=== EXERCISE DIRECTIONS ===
Below are some records; quote exactly the lines from the one that contains "What TikZ code" through the one that contains "anchor=base east] (title)", inclusive, and no others.

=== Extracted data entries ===
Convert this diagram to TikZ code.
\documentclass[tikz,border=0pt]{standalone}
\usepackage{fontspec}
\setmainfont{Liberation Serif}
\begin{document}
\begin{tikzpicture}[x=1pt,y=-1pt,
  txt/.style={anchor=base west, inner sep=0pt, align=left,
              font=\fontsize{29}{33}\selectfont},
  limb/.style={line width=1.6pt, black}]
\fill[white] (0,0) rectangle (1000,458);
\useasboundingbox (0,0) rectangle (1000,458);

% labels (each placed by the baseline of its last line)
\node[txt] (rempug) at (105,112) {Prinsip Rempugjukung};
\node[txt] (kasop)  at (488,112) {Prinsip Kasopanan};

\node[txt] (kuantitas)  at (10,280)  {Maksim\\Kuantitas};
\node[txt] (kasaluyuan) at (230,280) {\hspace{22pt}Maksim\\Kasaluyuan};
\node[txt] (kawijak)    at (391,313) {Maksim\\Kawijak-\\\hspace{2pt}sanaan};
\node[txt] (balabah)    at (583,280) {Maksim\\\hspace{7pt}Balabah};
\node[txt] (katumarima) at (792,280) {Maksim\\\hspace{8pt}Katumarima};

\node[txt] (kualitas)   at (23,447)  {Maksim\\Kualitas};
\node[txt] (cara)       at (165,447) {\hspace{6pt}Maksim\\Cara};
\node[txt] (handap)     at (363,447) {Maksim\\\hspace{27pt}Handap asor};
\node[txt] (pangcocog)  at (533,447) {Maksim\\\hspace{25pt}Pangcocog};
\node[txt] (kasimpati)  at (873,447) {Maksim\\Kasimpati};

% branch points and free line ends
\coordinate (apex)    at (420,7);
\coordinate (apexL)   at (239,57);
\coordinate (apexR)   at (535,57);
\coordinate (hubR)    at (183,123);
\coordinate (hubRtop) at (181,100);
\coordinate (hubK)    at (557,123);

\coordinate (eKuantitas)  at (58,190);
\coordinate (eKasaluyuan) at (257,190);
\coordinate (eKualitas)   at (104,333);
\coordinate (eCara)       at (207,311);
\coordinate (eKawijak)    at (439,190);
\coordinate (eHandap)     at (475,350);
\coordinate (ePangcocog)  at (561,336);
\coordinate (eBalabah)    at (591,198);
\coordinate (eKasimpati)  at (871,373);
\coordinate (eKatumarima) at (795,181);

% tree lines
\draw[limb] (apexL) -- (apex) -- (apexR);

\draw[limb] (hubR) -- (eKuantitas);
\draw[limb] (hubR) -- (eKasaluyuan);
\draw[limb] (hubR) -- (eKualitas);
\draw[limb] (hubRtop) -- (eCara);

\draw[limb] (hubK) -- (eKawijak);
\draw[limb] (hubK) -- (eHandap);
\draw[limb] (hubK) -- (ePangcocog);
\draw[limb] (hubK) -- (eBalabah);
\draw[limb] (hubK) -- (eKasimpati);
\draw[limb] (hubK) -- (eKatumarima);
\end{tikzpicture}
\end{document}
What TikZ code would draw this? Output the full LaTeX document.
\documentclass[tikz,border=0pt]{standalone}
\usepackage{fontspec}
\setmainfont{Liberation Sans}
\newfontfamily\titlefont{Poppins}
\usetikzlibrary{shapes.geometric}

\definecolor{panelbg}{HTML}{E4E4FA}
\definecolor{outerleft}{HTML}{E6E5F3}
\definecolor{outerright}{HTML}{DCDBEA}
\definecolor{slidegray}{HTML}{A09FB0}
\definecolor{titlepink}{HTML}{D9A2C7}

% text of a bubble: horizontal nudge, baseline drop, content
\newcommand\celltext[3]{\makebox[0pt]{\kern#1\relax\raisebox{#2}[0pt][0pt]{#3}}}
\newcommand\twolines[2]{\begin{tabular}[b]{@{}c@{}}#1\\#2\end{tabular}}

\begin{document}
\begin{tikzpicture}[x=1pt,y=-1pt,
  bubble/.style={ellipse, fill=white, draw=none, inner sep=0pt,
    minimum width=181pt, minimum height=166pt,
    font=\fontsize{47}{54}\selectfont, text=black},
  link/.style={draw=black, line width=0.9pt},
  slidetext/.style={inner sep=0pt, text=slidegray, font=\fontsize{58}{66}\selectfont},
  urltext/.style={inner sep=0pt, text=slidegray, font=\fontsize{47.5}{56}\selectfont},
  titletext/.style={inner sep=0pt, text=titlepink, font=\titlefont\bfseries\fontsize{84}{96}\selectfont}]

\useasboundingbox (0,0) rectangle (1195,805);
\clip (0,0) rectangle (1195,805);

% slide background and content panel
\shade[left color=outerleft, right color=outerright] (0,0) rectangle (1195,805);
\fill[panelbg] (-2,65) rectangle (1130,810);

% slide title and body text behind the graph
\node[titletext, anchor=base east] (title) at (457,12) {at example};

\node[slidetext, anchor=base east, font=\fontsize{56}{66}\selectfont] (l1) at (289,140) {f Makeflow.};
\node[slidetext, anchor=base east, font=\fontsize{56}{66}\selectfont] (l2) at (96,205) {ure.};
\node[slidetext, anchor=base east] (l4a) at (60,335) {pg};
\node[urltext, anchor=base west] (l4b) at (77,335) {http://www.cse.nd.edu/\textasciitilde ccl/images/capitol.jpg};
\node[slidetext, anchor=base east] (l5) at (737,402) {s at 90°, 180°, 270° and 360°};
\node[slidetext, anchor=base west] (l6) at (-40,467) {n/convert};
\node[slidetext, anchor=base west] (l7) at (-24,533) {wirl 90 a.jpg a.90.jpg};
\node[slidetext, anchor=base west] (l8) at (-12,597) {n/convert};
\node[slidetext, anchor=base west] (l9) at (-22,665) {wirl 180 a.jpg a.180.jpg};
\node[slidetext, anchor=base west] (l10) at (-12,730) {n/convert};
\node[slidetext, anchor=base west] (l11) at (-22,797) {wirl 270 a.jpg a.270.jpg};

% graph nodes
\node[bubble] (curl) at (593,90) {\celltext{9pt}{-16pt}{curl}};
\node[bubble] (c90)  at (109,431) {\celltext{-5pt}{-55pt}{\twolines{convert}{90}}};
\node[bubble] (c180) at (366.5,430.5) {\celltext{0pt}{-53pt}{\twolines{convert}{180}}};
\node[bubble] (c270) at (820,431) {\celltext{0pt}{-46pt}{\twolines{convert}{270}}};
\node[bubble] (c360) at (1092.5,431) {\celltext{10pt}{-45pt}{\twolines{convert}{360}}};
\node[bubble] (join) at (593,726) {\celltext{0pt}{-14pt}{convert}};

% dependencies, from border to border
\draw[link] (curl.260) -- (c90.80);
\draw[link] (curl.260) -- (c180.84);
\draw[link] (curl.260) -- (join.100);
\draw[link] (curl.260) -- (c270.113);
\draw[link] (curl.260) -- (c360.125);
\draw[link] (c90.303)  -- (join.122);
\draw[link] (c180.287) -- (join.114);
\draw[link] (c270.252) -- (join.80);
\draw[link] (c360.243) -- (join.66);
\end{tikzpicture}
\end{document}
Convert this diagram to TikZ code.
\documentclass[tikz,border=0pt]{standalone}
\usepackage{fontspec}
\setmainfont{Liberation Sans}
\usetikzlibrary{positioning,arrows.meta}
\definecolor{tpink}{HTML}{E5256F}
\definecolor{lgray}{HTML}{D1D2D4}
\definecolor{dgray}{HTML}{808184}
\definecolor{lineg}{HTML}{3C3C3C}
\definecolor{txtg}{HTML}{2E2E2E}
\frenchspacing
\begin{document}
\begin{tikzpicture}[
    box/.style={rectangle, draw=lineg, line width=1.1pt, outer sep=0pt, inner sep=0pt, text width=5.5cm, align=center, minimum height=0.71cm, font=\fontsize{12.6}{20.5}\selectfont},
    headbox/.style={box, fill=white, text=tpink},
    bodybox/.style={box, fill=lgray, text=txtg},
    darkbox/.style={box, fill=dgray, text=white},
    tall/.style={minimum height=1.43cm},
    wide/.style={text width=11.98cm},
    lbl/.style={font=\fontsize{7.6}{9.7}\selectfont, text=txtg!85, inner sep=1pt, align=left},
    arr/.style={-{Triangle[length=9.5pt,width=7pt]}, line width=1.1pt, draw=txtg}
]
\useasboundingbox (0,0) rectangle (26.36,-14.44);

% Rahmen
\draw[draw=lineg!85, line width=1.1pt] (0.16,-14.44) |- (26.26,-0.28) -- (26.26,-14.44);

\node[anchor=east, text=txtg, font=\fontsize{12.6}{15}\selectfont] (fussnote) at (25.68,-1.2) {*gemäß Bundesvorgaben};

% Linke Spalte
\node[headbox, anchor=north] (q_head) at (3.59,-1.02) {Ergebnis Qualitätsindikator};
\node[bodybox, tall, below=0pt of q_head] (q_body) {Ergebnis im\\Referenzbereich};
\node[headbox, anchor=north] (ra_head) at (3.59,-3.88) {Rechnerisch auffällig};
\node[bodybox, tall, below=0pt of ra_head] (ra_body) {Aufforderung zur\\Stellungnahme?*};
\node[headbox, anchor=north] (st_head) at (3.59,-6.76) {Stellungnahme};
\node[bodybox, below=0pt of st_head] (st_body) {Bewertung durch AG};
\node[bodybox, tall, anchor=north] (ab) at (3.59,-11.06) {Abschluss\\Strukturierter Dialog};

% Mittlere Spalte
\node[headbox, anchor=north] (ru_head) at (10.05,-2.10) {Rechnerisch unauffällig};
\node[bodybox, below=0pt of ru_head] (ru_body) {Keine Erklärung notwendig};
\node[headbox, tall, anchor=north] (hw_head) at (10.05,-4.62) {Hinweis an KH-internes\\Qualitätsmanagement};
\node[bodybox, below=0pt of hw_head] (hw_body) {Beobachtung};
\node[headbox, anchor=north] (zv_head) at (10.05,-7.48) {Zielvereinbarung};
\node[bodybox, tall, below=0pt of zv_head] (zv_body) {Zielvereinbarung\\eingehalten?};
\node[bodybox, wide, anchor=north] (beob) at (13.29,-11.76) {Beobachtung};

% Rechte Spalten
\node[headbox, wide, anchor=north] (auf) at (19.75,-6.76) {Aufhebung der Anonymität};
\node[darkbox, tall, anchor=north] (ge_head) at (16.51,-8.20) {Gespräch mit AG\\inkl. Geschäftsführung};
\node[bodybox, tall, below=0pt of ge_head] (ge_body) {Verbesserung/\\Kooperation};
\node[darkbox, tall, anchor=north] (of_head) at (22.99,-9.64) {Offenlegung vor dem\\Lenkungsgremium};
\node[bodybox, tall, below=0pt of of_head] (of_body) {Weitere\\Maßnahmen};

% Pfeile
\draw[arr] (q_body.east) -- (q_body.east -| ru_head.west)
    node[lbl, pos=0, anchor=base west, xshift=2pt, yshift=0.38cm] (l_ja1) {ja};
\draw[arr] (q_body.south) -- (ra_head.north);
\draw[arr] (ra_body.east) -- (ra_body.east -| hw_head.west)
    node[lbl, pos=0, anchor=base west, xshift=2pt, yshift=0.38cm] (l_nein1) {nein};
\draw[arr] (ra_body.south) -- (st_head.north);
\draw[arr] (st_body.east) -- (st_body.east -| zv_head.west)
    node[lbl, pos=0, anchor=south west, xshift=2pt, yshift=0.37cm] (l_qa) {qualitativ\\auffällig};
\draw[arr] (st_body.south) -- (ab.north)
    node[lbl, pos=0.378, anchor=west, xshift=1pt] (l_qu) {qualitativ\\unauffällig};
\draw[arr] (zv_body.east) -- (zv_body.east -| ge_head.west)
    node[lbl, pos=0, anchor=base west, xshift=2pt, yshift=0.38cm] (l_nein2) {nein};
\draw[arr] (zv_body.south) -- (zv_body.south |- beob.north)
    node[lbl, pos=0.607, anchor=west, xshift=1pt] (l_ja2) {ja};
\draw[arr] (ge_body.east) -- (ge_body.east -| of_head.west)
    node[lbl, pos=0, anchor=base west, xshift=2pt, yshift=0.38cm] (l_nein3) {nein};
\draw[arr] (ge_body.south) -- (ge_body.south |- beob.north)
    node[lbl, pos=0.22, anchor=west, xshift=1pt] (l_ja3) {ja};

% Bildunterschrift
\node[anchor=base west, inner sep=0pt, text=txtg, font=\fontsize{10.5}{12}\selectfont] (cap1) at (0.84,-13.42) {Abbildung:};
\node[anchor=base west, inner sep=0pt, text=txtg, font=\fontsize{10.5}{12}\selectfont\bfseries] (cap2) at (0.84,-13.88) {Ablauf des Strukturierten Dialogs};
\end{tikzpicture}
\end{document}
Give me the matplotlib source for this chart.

=== RESULT OF THE TASK ===
What TikZ code would draw this? Output the full LaTeX document.
\documentclass[tikz,border=0pt]{standalone}
\usepackage{fontspec}
\setmainfont{Liberation Sans}
\newfontfamily\titlefont{Poppins}
\usetikzlibrary{shapes.geometric}

\definecolor{panelbg}{HTML}{E4E4FA}
\definecolor{outerleft}{HTML}{E6E5F3}
\definecolor{outerright}{HTML}{DCDBEA}
\definecolor{slidegray}{HTML}{A09FB0}
\definecolor{titlepink}{HTML}{D9A2C7}

% text of a bubble: horizontal nudge, baseline drop, content
\newcommand\celltext[3]{\makebox[0pt]{\kern#1\relax\raisebox{#2}[0pt][0pt]{#3}}}
\newcommand\twolines[2]{\begin{tabular}[b]{@{}c@{}}#1\\#2\end{tabular}}

\begin{document}
\begin{tikzpicture}[x=1pt,y=-1pt,
  bubble/.style={ellipse, fill=white, draw=none, inner sep=0pt,
    minimum width=181pt, minimum height=166pt,
    font=\fontsize{47}{54}\selectfont, text=black},
  link/.style={draw=black, line width=0.9pt},
  slidetext/.style={inner sep=0pt, text=slidegray, font=\fontsize{58}{66}\selectfont},
  urltext/.style={inner sep=0pt, text=slidegray, font=\fontsize{47.5}{56}\selectfont},
  titletext/.style={inner sep=0pt, text=titlepink, font=\titlefont\bfseries\fontsize{84}{96}\selectfont}]

\useasboundingbox (0,0) rectangle (1195,805);
\clip (0,0) rectangle (1195,805);

% slide background and content panel
\shade[left color=outerleft, right color=outerright] (0,0) rectangle (1195,805);
\fill[panelbg] (-2,65) rectangle (1130,810);

% slide title and body text behind the graph
\node[titletext, anchor=base east] (title) at (457,12) {at example};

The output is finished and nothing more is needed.